From 1993 and 1996, members of the party attended the National Convention (NC) and Dialogue, where several opposition groups met with the military junta to negotiate peace treaties. There, the SNLD demanded "striving for national reconciliation in order to build a genuine democratic union". However, the Working Committee of the National Convention Convening Commission ignores SNLD's demands as well as other democratic forces. When the National Convention re-convened again in 2004, SNLD denied to send representatives joining the Convention. In February 2005, the party's leaders were arrested under accused charges on forming Shan State Advisory Expert Group, and were given long prison sentences.

The party had been openly against the 2008 constitution, and it boycotted the 2010 general election, along with other opposition parties, such as the National League for Democracy and its alliance members United Nationalities Alliance (UNA). Following that the party was de-registered under the new Union Election Commission of Myanmar in 2010. In 2012, following constitutional and government reforms, political prisoners, including the leaders of the SNLD, were released, and the SNLD was permitted to operate legally and re-register for elections.

In the 012 by-election, the party did not contest. Instead, SNLD took outside parliament's path working on peace process and national reconciliation. In November 2012, SNLD cooperating with other Shan political parties, cease-fire armed groups and Shan civil society organizations, took its first initiative convening a three-day conference of "Trust Building for Peace" aiming to seeking solutions, building trust among different groups to achieve genuine peace.

In March 2013, SNLD along with other ethnic political parties, cease-fired armed groups in Shan State and Kayah State organized another three days conference of Trust Building for Peace, Shan State & Kayah State in Lashio, Shan State projecting to figure out the common grounds, understanding among others. Similarly to that, in late 2013, the party collaborating other democratic forces such as ethnic political parties, cease-fired armed groups and civil society organization organize its third conference of Trusting Building for Peace, Shan, Kayah, and Mon State.

The SNLD went on to run successfully in the 2015 election, winning three seats in the Amyotha Hluttaw, 12 seats in the Pyithu Hluttaw and 25 seats in the State and Regional Hluttaws (24) in the Shan State Hluttaw, and one in the Kachin State Hluttaw). This makes the SNLD the fourth largest political party elected to the Pyidaungsu Hluttaw (Assembly of the Union) and the fifth largest overall. Many SNLD gains in the election took place at the expense of the Shan Nationalities Democratic Party, which was reduced from being the second largest party in Shan State and the third largest party nationally, to holding only a single seat in the Shan State Hluttaw.

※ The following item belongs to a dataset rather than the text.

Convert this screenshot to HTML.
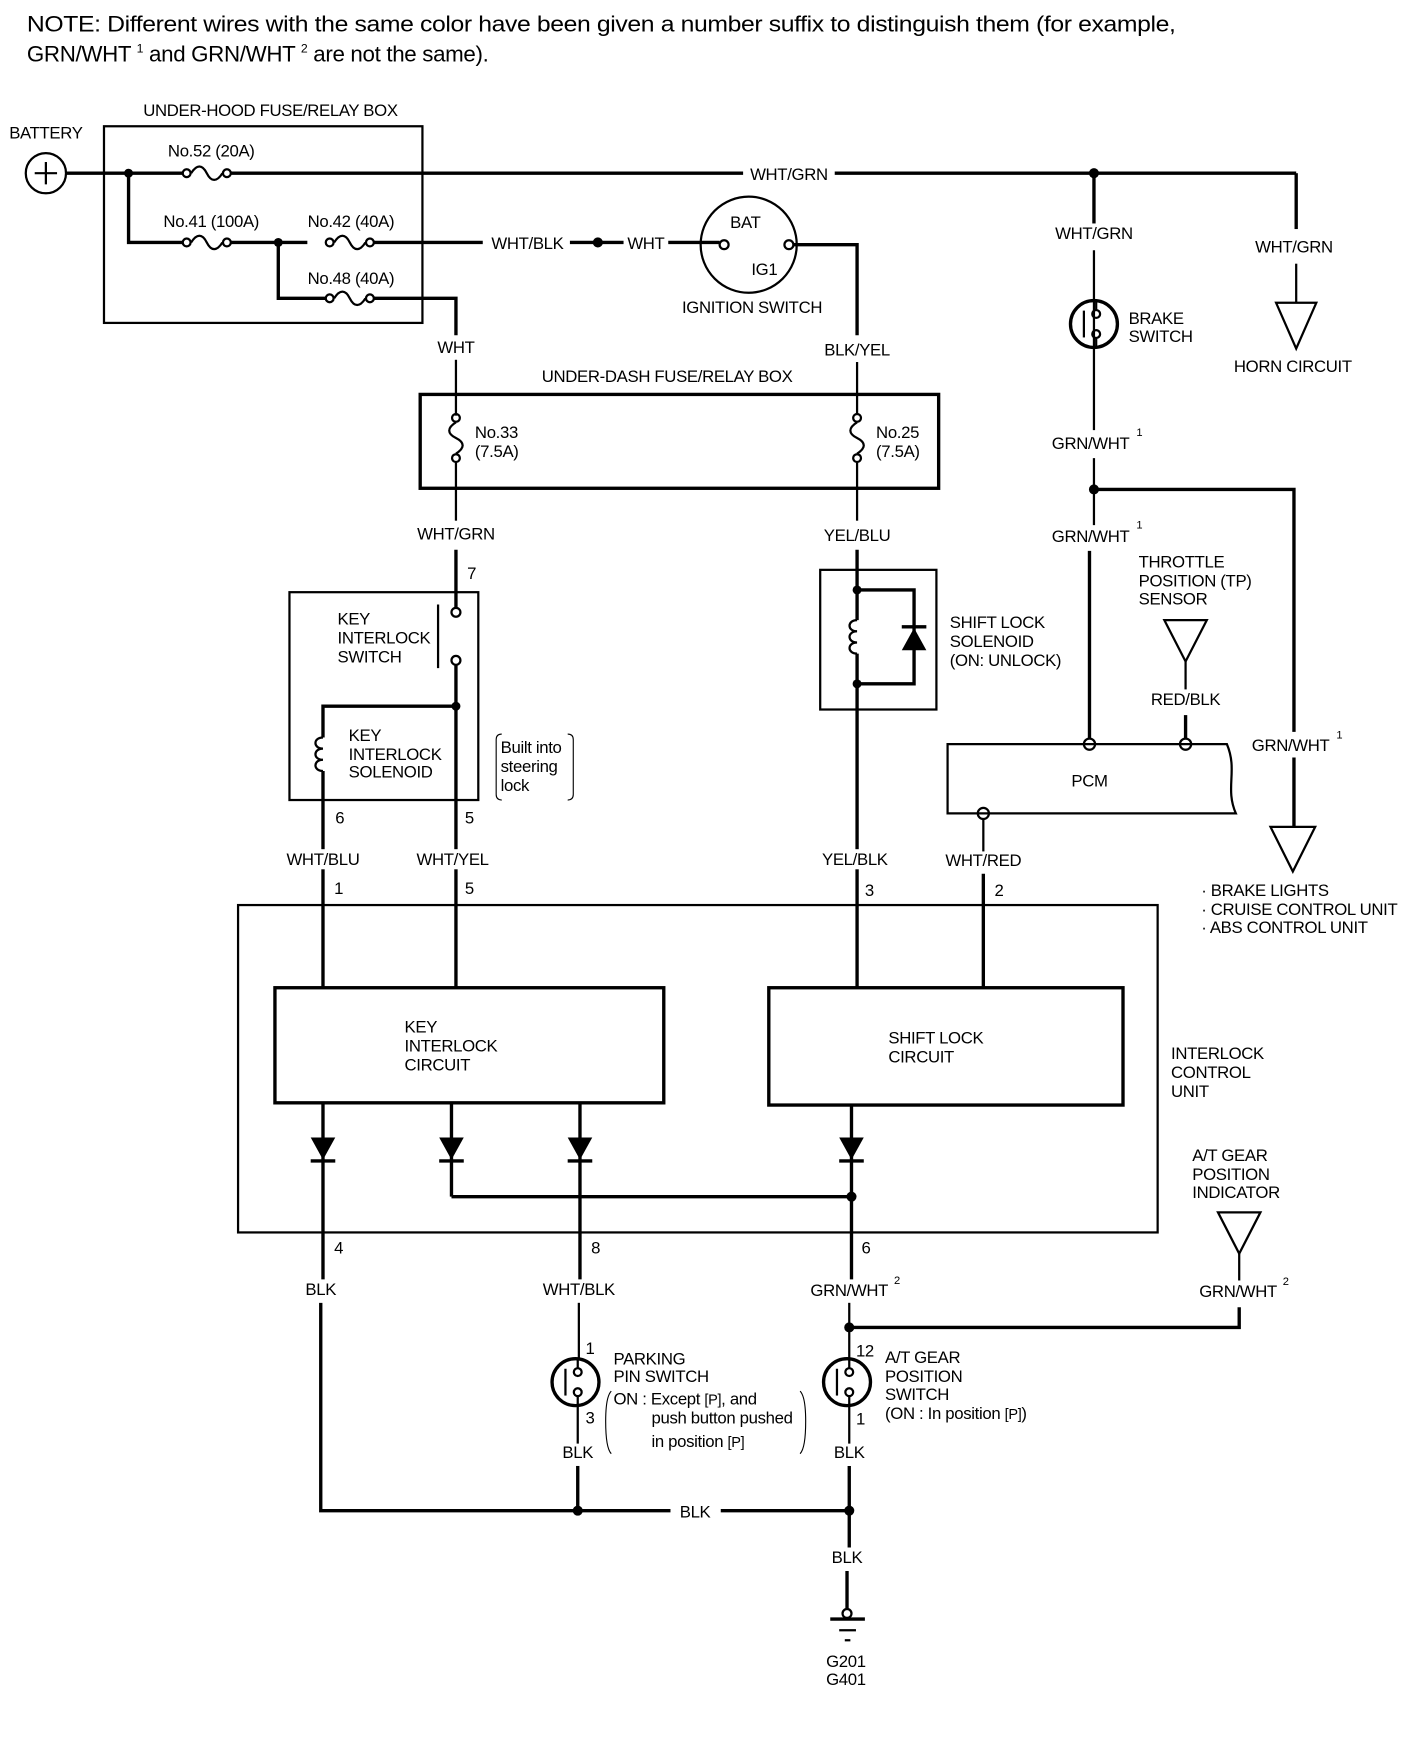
<!DOCTYPE html>
<html><head><meta charset="utf-8"><style>
html,body{margin:0;padding:0;background:#fff;}
svg{display:block;}
text{font-family:"Liberation Sans Narrow","Liberation Sans",sans-serif;font-size:15px;fill:#000;letter-spacing:-0.3px;}
.m{text-anchor:middle;}
.w{stroke:#000;stroke-width:3;fill:none;}
.t{stroke:#000;stroke-width:2;fill:none;}
.b{stroke:#000;stroke-width:2;fill:none;}
</style></head><body>
<svg width="1408" height="1752" viewBox="0 0 1260 1568" xmlns="http://www.w3.org/2000/svg">
<defs>
<g id="fh"><circle cx="4" cy="0" r="3.5" class="t" fill="#fff"/><path d="M8,0 C13,-8 18,-8 22,0 C26,8 31,8 36,0" class="t"/><circle cx="40" cy="0" r="3.5" class="t" fill="#fff"/></g>
<g id="fv"><circle cx="0" cy="4" r="3.5" class="t" fill="#fff"/><path d="M0,8 C-8,13 -8,18 0,22 C8,26 8,31 0,36" class="t"/><circle cx="0" cy="40" r="3.5" class="t" fill="#fff"/></g>
<g id="sw"><circle cx="0" cy="0" r="21" class="w" fill="#fff"/><line x1="-9" y1="-12" x2="-9" y2="12" class="t"/><circle cx="2" cy="-9" r="3.5" class="t" fill="#fff"/><circle cx="2" cy="9" r="3.5" class="t" fill="#fff"/><line x1="2" y1="-21" x2="2" y2="-12.5" class="t"/><line x1="2" y1="12.5" x2="2" y2="21" class="t"/></g>
<g id="coil"><path d="M0,0 C-9,0 -9,10 0,10 C-9,10 -9,20 0,20 C-9,20 -9,30 0,30" class="t"/></g>
<g id="dd"><polygon points="-11,0 11,0 0,20" fill="#000"/><line x1="-11" y1="21" x2="11" y2="21" class="w"/></g>
</defs>

<text x="24" y="28" style="font-size:20px" textLength="1028" lengthAdjust="spacingAndGlyphs">NOTE:   Different wires with the same color have been given a number suffix to distinguish them (for example,</text>
<text x="24" y="55" style="font-size:20px">GRN/WHT <tspan dy="-8" style="font-size:11px">1</tspan><tspan dy="8"> and GRN/WHT </tspan><tspan dy="-8" style="font-size:11px">2</tspan><tspan dy="8"> are not the same).</tspan></text>

<!-- under-hood -->
<text x="242" y="104" class="m">UNDER-HOOD FUSE/RELAY BOX</text>
<text x="41" y="124" class="m">BATTERY</text>
<circle cx="41" cy="155" r="18" class="t"/>
<line x1="31" y1="155" x2="51" y2="155" class="t"/><line x1="41" y1="145" x2="41" y2="165" class="t"/>
<rect x="93" y="113" width="285" height="176" class="t"/>
<line x1="59" y1="155" x2="163" y2="155" class="w"/>
<use href="#fh" x="163" y="155"/>
<text x="189" y="140" class="m">No.52 (20A)</text>
<line x1="207" y1="155" x2="665" y2="155" class="w"/>
<text x="706" y="161" class="m">WHT/GRN</text>
<line x1="747" y1="155" x2="1160" y2="155" class="w"/>
<circle cx="115" cy="155" r="4"/>
<polyline points="115,155 115,217 163,217" class="w"/>
<use href="#fh" x="163" y="217"/>
<text x="189" y="203" class="m">No.41 (100A)</text>
<line x1="207" y1="217" x2="275" y2="217" class="w"/>
<circle cx="249" cy="217" r="4"/>
<use href="#fh" x="291" y="217"/>
<text x="314" y="203" class="m">No.42 (40A)</text>
<line x1="335" y1="217" x2="432" y2="217" class="w"/>
<text x="472" y="223" class="m">WHT/BLK</text>
<line x1="510" y1="217" x2="558" y2="217" class="w"/>
<circle cx="535" cy="217" r="4.5"/>
<text x="578" y="223" class="m">WHT</text>
<line x1="598" y1="217" x2="644" y2="217" class="w"/>
<polyline points="249,217 249,267 291,267" class="w"/>
<use href="#fh" x="291" y="267"/>
<text x="314" y="254" class="m">No.48 (40A)</text>
<polyline points="335,267 408,267 408,300" class="w"/>
<text x="408" y="316" class="m">WHT</text>
<line x1="408" y1="322" x2="408" y2="372" class="t"/>

<!-- ignition -->
<circle cx="670" cy="219" r="43" class="t"/>
<text x="667" y="204" class="m">BAT</text>
<text x="684" y="246" class="m">IG1</text>
<circle cx="648" cy="219" r="4" class="t"/><circle cx="706" cy="219" r="4" class="t"/>
<text x="673" y="280" class="m">IGNITION SWITCH</text>
<polyline points="710,219 767,219 767,300" class="w"/>
<text x="767" y="318" class="m">BLK/YEL</text>
<line x1="767" y1="324" x2="767" y2="370" class="t"/>

<!-- under-dash -->
<text x="597" y="342" class="m">UNDER-DASH FUSE/RELAY BOX</text>
<rect x="376" y="353" width="464" height="84" class="w"/>
<use href="#fv" x="408" y="370"/>
<use href="#fv" x="767" y="370"/>
<text x="425" y="392">No.33</text><text x="425" y="409">(7.5A)</text>
<text x="784" y="392">No.25</text><text x="784" y="409">(7.5A)</text>
<line x1="408" y1="414" x2="408" y2="466" class="t"/>
<text x="408" y="483" class="m">WHT/GRN</text>
<line x1="408" y1="492" x2="408" y2="544" class="w"/>
<text x="418" y="518">7</text>
<line x1="767" y1="414" x2="767" y2="466" class="t"/>
<text x="767" y="484" class="m">YEL/BLU</text>
<line x1="767" y1="492" x2="767" y2="555" class="w"/>

<!-- key interlock -->
<rect x="259" y="530" width="169" height="186" class="t"/>
<circle cx="408" cy="548" r="4" class="t" fill="#fff"/>
<circle cx="408" cy="591" r="4" class="t" fill="#fff"/>
<line x1="392" y1="541" x2="392" y2="598" class="t"/>
<text x="302" y="559">KEY</text><text x="302" y="576">INTERLOCK</text><text x="302" y="593">SWITCH</text>
<line x1="408" y1="595" x2="408" y2="884" class="w"/>
<circle cx="408" cy="632" r="4"/>
<polyline points="408,632 289,632 289,660" class="w"/>
<use href="#coil" x="289" y="660"/>
<line x1="289" y1="690" x2="289" y2="884" class="w"/>
<text x="312" y="663">KEY</text><text x="312" y="680">INTERLOCK</text><text x="312" y="696">SOLENOID</text>
<path d="M449,657 Q444,657 444,662 L444,711 Q444,716 449,716" class="b" style="stroke-width:1"/>
<path d="M508,657 Q513,657 513,662 L513,711 Q513,716 508,716" class="b" style="stroke-width:1"/>
<text x="448" y="674">Built into</text><text x="448" y="691">steering</text><text x="448" y="708">lock</text>
<text x="300" y="737">6</text><text x="416" y="737">5</text>
<rect x="282" y="760" width="16" height="18" fill="#fff"/><rect x="400" y="760" width="16" height="18" fill="#fff"/>
<text x="289" y="774" class="m">WHT/BLU</text>
<text x="405" y="774" class="m">WHT/YEL</text>
<text x="299" y="800">1</text><text x="416" y="800">5</text>

<!-- shift lock solenoid -->
<rect x="734" y="510" width="104" height="125" class="t"/>
<circle cx="767" cy="528" r="4"/>
<polyline points="767,528 818,528 818,612 767,612" class="w"/>
<polygon points="807,582 829,582 818,562" fill="#000"/>
<line x1="807" y1="561" x2="829" y2="561" class="w"/>
<use href="#coil" x="767" y="555"/>
<line x1="767" y1="585" x2="767" y2="884" class="w"/>
<circle cx="767" cy="612" r="4"/>
<text x="850" y="562">SHIFT LOCK</text><text x="850" y="579">SOLENOID</text><text x="850" y="596">(ON: UNLOCK)</text>
<rect x="755" y="760" width="24" height="18" fill="#fff"/>
<text x="765" y="774" class="m">YEL/BLK</text>
<text x="774" y="802">3</text>

<!-- right side -->
<circle cx="979" cy="155" r="4.5"/>
<line x1="979" y1="155" x2="979" y2="200" class="w"/>
<text x="979" y="214" class="m">WHT/GRN</text>
<line x1="979" y1="224" x2="979" y2="385" class="t"/>
<use href="#sw" x="979" y="290"/>
<text x="1010" y="290">BRAKE</text><text x="1010" y="306">SWITCH</text>
<text x="976" y="402" class="m">GRN/WHT</text><text x="1017" y="390" style="font-size:10px">1</text>
<line x1="979" y1="410" x2="979" y2="470" class="t"/>
<circle cx="979" cy="438" r="4.5"/>
<polyline points="979,438 1158,438 1158,655" class="w"/>
<line x1="1158" y1="678" x2="1158" y2="740" class="w"/>
<text x="976" y="485" class="m">GRN/WHT</text><text x="1017" y="473" style="font-size:10px">1</text>
<line x1="975" y1="493" x2="975" y2="662" class="w"/>
<polyline points="1160,155 1160,205" class="w"/>
<text x="1158" y="226" class="m">WHT/GRN</text>
<line x1="1160" y1="236" x2="1160" y2="271" class="t"/>
<polygon points="1142,271 1178,271 1160,312" class="t"/>
<text x="1157" y="333" class="m">HORN CIRCUIT</text>
<text x="1155" y="672" class="m">GRN/WHT</text><text x="1196" y="661" style="font-size:10px">1</text>
<polygon points="1137,740 1177,740 1157,780" class="t"/>
<text x="1075" y="802">· BRAKE LIGHTS</text>
<text x="1075" y="819">· CRUISE CONTROL UNIT</text>
<text x="1075" y="835">· ABS CONTROL UNIT</text>

<!-- TP sensor & PCM -->
<text x="1019" y="508">THROTTLE</text><text x="1019" y="525">POSITION (TP)</text><text x="1019" y="541">SENSOR</text>
<polygon points="1042,555 1080,555 1061,592" class="t"/>
<line x1="1061" y1="592" x2="1061" y2="617" class="t"/>
<text x="1061" y="631" class="m">RED/BLK</text>
<line x1="1061" y1="640" x2="1061" y2="662" class="w"/>
<path d="M848,666 L1098,666 C1108,690 1096,705 1106,728 L848,728 Z" class="t"/>
<circle cx="975" cy="666" r="5" class="t" fill="#fff"/>
<circle cx="1061" cy="666" r="5" class="t" fill="#fff"/>
<circle cx="880" cy="728" r="5" class="t" fill="#fff"/>
<text x="975" y="704" class="m">PCM</text>
<line x1="880" y1="733" x2="880" y2="762" class="t"/>
<text x="880" y="775" class="m">WHT/RED</text>
<text x="890" y="802">2</text>
<line x1="880" y1="782" x2="880" y2="884" class="w"/>

<!-- interlock control unit -->
<rect x="213" y="810" width="823" height="293" class="t"/>
<rect x="246" y="884" width="348" height="103" class="w"/>
<rect x="688" y="884" width="317" height="105" class="w"/>
<text x="362" y="924">KEY</text><text x="362" y="941">INTERLOCK</text><text x="362" y="958">CIRCUIT</text>
<text x="795" y="934">SHIFT LOCK</text><text x="795" y="951">CIRCUIT</text>
<text x="1048" y="948">INTERLOCK</text><text x="1048" y="965">CONTROL</text><text x="1048" y="982">UNIT</text>
<line x1="289" y1="987" x2="289" y2="1145" class="w"/>
<use href="#dd" x="289" y="1018"/>
<line x1="404" y1="987" x2="404" y2="1071" class="w"/>
<use href="#dd" x="404" y="1018"/>
<line x1="519" y1="987" x2="519" y2="1145" class="w"/>
<use href="#dd" x="519" y="1018"/>
<line x1="762" y1="989" x2="762" y2="1145" class="w"/>
<use href="#dd" x="762" y="1018"/>
<polyline points="404,1071 762,1071" class="w"/>
<circle cx="762" cy="1071" r="4.5"/>
<text x="299" y="1122">4</text><text x="529" y="1122">8</text><text x="771" y="1122">6</text>

<!-- bottom -->
<text x="287" y="1159" class="m">BLK</text>
<text x="518" y="1159" class="m">WHT/BLK</text>
<text x="760" y="1160" class="m">GRN/WHT</text><text x="800" y="1149" style="font-size:10px">2</text>
<polyline points="287,1166 287,1352 600,1352" class="w"/>
<text x="622" y="1358" class="m">BLK</text>
<line x1="645" y1="1352" x2="760" y2="1352" class="w"/>
<circle cx="517" cy="1352" r="4.5"/><circle cx="760" cy="1352" r="4.5"/>
<line x1="518" y1="1166" x2="518" y2="1216" class="t"/>
<use href="#sw" x="515" y="1237"/>
<line x1="517" y1="1258" x2="517" y2="1292" class="t"/>
<text x="524" y="1212">1</text><text x="524" y="1274">3</text>
<text x="517" y="1305" class="m">BLK</text>
<line x1="517" y1="1312" x2="517" y2="1352" class="w"/>
<text x="549" y="1221">PARKING</text><text x="549" y="1237">PIN SWITCH</text>
<path d="M547,1245 Q542,1250 542,1272 Q542,1296 547,1301" class="b" style="stroke-width:1"/>
<path d="M716,1245 Q721,1250 721,1272 Q721,1296 716,1301" class="b" style="stroke-width:1"/>
<text x="549" y="1257">ON : Except <tspan style="font-size:13px">[P]</tspan>, and</text>
<text x="583" y="1274">push button pushed</text>
<text x="583" y="1295">in position <tspan style="font-size:13px">[P]</tspan></text>

<line x1="760" y1="1166" x2="760" y2="1216" class="t"/>
<circle cx="760" cy="1188" r="4.5"/>
<polyline points="760,1188 1109,1188 1109,1170" class="w"/>
<text x="1108" y="1161" class="m">GRN/WHT</text><text x="1148" y="1150" style="font-size:10px">2</text>
<line x1="1109" y1="1146" x2="1109" y2="1122" class="t"/>
<polygon points="1090,1085 1128,1085 1109,1122" class="t"/>
<text x="1067" y="1039">A/T GEAR</text><text x="1067" y="1056">POSITION</text><text x="1067" y="1072">INDICATOR</text>
<use href="#sw" x="758" y="1237"/>
<text x="766" y="1214">12</text><text x="766" y="1275">1</text>
<line x1="760" y1="1258" x2="760" y2="1292" class="t"/>
<text x="760" y="1305" class="m">BLK</text>
<line x1="760" y1="1312" x2="760" y2="1385" class="w"/>
<text x="792" y="1220">A/T GEAR</text><text x="792" y="1237">POSITION</text><text x="792" y="1253">SWITCH</text>
<text x="792" y="1270">(ON : In position <tspan style="font-size:13px">[P]</tspan>)</text>
<text x="758" y="1399" class="m">BLK</text>
<line x1="758" y1="1406" x2="758" y2="1440" class="w"/>
<circle cx="758" cy="1444" r="4" class="t" fill="#fff"/>
<line x1="743" y1="1449" x2="774" y2="1449" class="w"/>
<line x1="751" y1="1459" x2="766" y2="1459" class="t"/>
<line x1="756" y1="1468" x2="761" y2="1468" class="t"/>
<text x="757" y="1492" class="m">G201</text><text x="757" y="1508" class="m">G401</text>
</svg>
</body></html>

In the aftermath of the 2021 Myanmar coup d'état, the SNLD strongly condemned the military coup as a rejection of the country’s commitment to a democratic transition, and against the ongoing peace and trust building process. It rejected the military junta's offer to join the State Administration Council at the state level. In March 2023, the SNLD announced it would not re-register to participate in the military junta's planned elections. On 28 March, SNLD was officially dissolved by the junta-appointed Union Election Commission, along with 39 other parties.